Traceback (most recent call last):
        1: from (irb):2
CombinePDF::ParsingError (Unknown PDF parsing error - malformed PDF file?)

The pdf in question is https://www.canada.ca/content/dam/cra-arc/formspubs/pbg/td1/td1-21e.pdf

Any idea what could be causing this? I'm running version 1.0.20.

Thanks!

boazsegev commented 3 years ago

Hi @hazelsparrow,

Thank you for opening this issue.

I'm still looking into this and can't decide if the PDF is actually malformed or not. It appears as if the PDF has within it an object that resembles a nested PDF file. This confuses the parser since t usually resolves stream length errors by preferring the PDF data over the published length (but n this case the length is probably correct and the PDF data belongs to the nested PDF file)...

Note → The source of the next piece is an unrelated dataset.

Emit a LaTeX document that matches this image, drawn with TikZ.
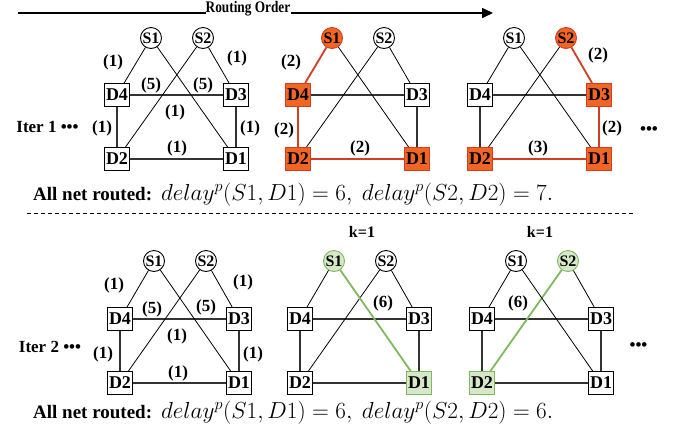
\RequirePackage{fix-cm}
\documentclass[tikz,border=0pt]{standalone}
\usepackage[no-math]{fontspec}
\setmainfont{Liberation Serif}
\usetikzlibrary{arrows.meta}
\definecolor{orfill}{RGB}{242,101,34}
\definecolor{orline}{RGB}{208,62,36}
\definecolor{grfill}{RGB}{214,232,200}
\definecolor{grline}{RGB}{128,184,96}
\tikzset{
  snode/.style={circle,draw,line width=0.9pt,minimum size=21pt,inner sep=0pt,font=\fontsize{16}{16}\selectfont\bfseries},
  dnode/.style={rectangle,draw,line width=1.1pt,minimum width=25pt,minimum height=23pt,inner sep=0pt,font=\fontsize{18}{18}\selectfont\bfseries},
  wlab/.style={font=\fontsize{17}{17}\selectfont\bfseries,inner sep=0pt},
  txt/.style={font=\fontsize{17}{17}\selectfont\bfseries,inner sep=0pt},
  big/.style={font=\fontsize{19}{19}\selectfont\bfseries,inner sep=0pt},
  mth/.style={font=\fontsize{23.2}{23.2}\selectfont,inner sep=0pt},
  edge/.style={line width=0.8pt},
  sqedge/.style={line width=1.1pt,draw=black!80},
  oredge/.style={draw=orline,line width=1.8pt},
  ornode/.style={fill=orfill,draw=orline},
  gredge/.style={draw=grline,line width=1.8pt},
  grnode/.style={fill=grfill,draw=grline},
  bS1/.style={ornode}, bD4/.style={ornode}, bD2/.style={ornode}, bD1/.style={ornode},
  bS1D4/.style={oredge}, bD4D2/.style={oredge}, bD2D1/.style={oredge},
  cS2/.style={ornode}, cD3/.style={ornode}, cD2/.style={ornode}, cD1/.style={ornode},
  cS2D3/.style={oredge}, cD3D1/.style={oredge}, cD2D1/.style={oredge},
  eS1/.style={grnode}, eD1/.style={grnode}, eS1D1/.style={gredge},
  fS2/.style={grnode}, fD2/.style={grnode}, fS2D2/.style={gredge},
}
% prefix, x0, yS, yR1, yR2
\newcommand\gph[5]{%
  \node[snode,#1S1/.try] (#1S1) at (#2+34,#3) {S1};
  \node[snode,#1S2/.try] (#1S2) at (#2+86,#3) {S2};
  \node[dnode,#1D4/.try] (#1D4) at (#2,#4) {D4};
  \node[dnode,#1D3/.try] (#1D3) at (#2+119,#4) {D3};
  \node[dnode,#1D2/.try] (#1D2) at (#2,#5) {D2};
  \node[dnode,#1D1/.try] (#1D1) at (#2+119,#5) {D1};
  \draw[sqedge,#1D4D3/.try] (#1D4) -- (#1D3);
  \draw[sqedge,#1D4D2/.try] (#1D4) -- (#1D2);
  \draw[sqedge,#1D3D1/.try] (#1D3) -- (#1D1);
  \draw[sqedge,#1D2D1/.try] (#1D2) -- (#1D1);
  \draw[edge,#1S2D3/.try] (#1S2) -- (#1D3);
  \draw[edge,#1S1D4/.try] (#1S1) -- (#1D4);
  \draw[edge,#1S2D2/.try] (#1S2) -- (#1D2);
  \draw[edge,#1S1D1/.try] (#1S1) -- (#1D1);
}
\begin{document}
\begin{tikzpicture}[x=1pt,y=-1pt]
\useasboundingbox (0,0) rectangle (681,432);
% routing order arrow
\node[font=\fontsize{14}{14}\selectfont\bfseries,inner sep=0pt] (ro) at (248,9) {\scalebox{0.95}[1.15]{Routing Order}};
\coordinate (ras) at (18,13);
\coordinate (rae) at (493,13);
\draw[line width=1.6pt] (ras) -- (ras -| ro.west);
\draw[line width=1.6pt,-{Triangle[length=11pt,width=10pt]}] (rae -| ro.east) -- (rae);
% top graphs
\gph{a}{117}{38}{95}{159}
\gph{b}{298}{38}{95}{159}
\gph{c}{480}{38}{95}{159}
% bottom graphs
\gph{d}{120}{261}{319}{383}
\gph{e}{300}{261}{319}{383}
\gph{f}{482}{261}{319}{383}
% labels graph a
\node[wlab] (la1) at (113,62) {(1)};
\node[wlab] (la2) at (237,58) {(1)};
\node[wlab] (la3) at (151,85) {(5)};
\node[wlab] (la4) at (203,85) {(5)};
\node[wlab] (la5) at (175,112) {(1)};
\node[wlab] (la6) at (102,128) {(1)};
\node[wlab] (la7) at (250,128) {(1)};
\node[wlab] (la8) at (177,148) {(1)};
% labels graph b
\node[wlab] (lb1) at (291,62) {(2)};
\node[wlab] (lb2) at (284,130) {(2)};
\node[wlab] (lb3) at (360,148) {(2)};
% labels graph c
\node[wlab] (lc1) at (598,55) {(2)};
\node[wlab] (lc2) at (612,128) {(2)};
\node[wlab] (lc3) at (538,148) {(3)};
% labels graph d
\node[wlab] (ld1) at (114,285) {(1)};
\node[wlab] (ld2) at (243,282) {(1)};
\node[wlab] (ld3) at (152,309) {(5)};
\node[wlab] (ld4) at (206,307) {(5)};
\node[wlab] (ld5) at (177,336) {(1)};
\node[wlab] (ld6) at (103,354) {(1)};
\node[wlab] (ld7) at (253,354) {(1)};
\node[wlab] (ld8) at (178,373) {(1)};
% labels graph e, f
\node[wlab] (le1) at (383,303) {(6)};
\node[wlab] (lf1) at (518,303) {(6)};
\node[font=\fontsize{16}{16}\selectfont\bfseries,inner sep=0pt] (k1) at (362,232) {k=1};
\node[font=\fontsize{16}{16}\selectfont\bfseries,inner sep=0pt] (k2) at (540,232) {k=1};
% iteration labels and dots
\node[txt] (it1) at (47.5,127) {Iter 1 •••};
\node[txt] (it2) at (50,347) {Iter 2 •••};
\node[txt] (dt1) at (649,131) {•••};
\node[txt] (dt2) at (638.5,347) {•••};
% results
\node[big,anchor=base west] (r1) at (33,200) {All net routed:};
\node[mth,anchor=base west] (m1) at (161,200) {$delay^p(S1, D1) = 6,\ delay^p(S2, D2) = 7.$};
\node[big,anchor=base west] (r2) at (33,418) {All net routed:};
\node[mth,anchor=base west] (m2) at (161,418) {$delay^p(S1, D1) = 6,\ delay^p(S2, D2) = 6.$};
% separator
\coordinate (ds) at (27,213);
\coordinate (de) at (633,213);
\draw[line width=0.7pt,dash pattern=on 4pt off 3pt] (ds) -- (de);
\end{tikzpicture}
\end{document}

I don't know, I'll see if I can find something.

Thanks again! Bo.

boazsegev commented 3 years ago

Hi @hazelsparrow ,

I just released a patched version (1.0.21), could you see if this fixes the issue you're experiencing (it does on my machine).

Kindly, Bo.

hazelsparrow commented 3 years ago

Wow @boazsegev thank you so much for the quick reply AND for the fix! I can confirm that this is fixed in 1.0.21. Thank you!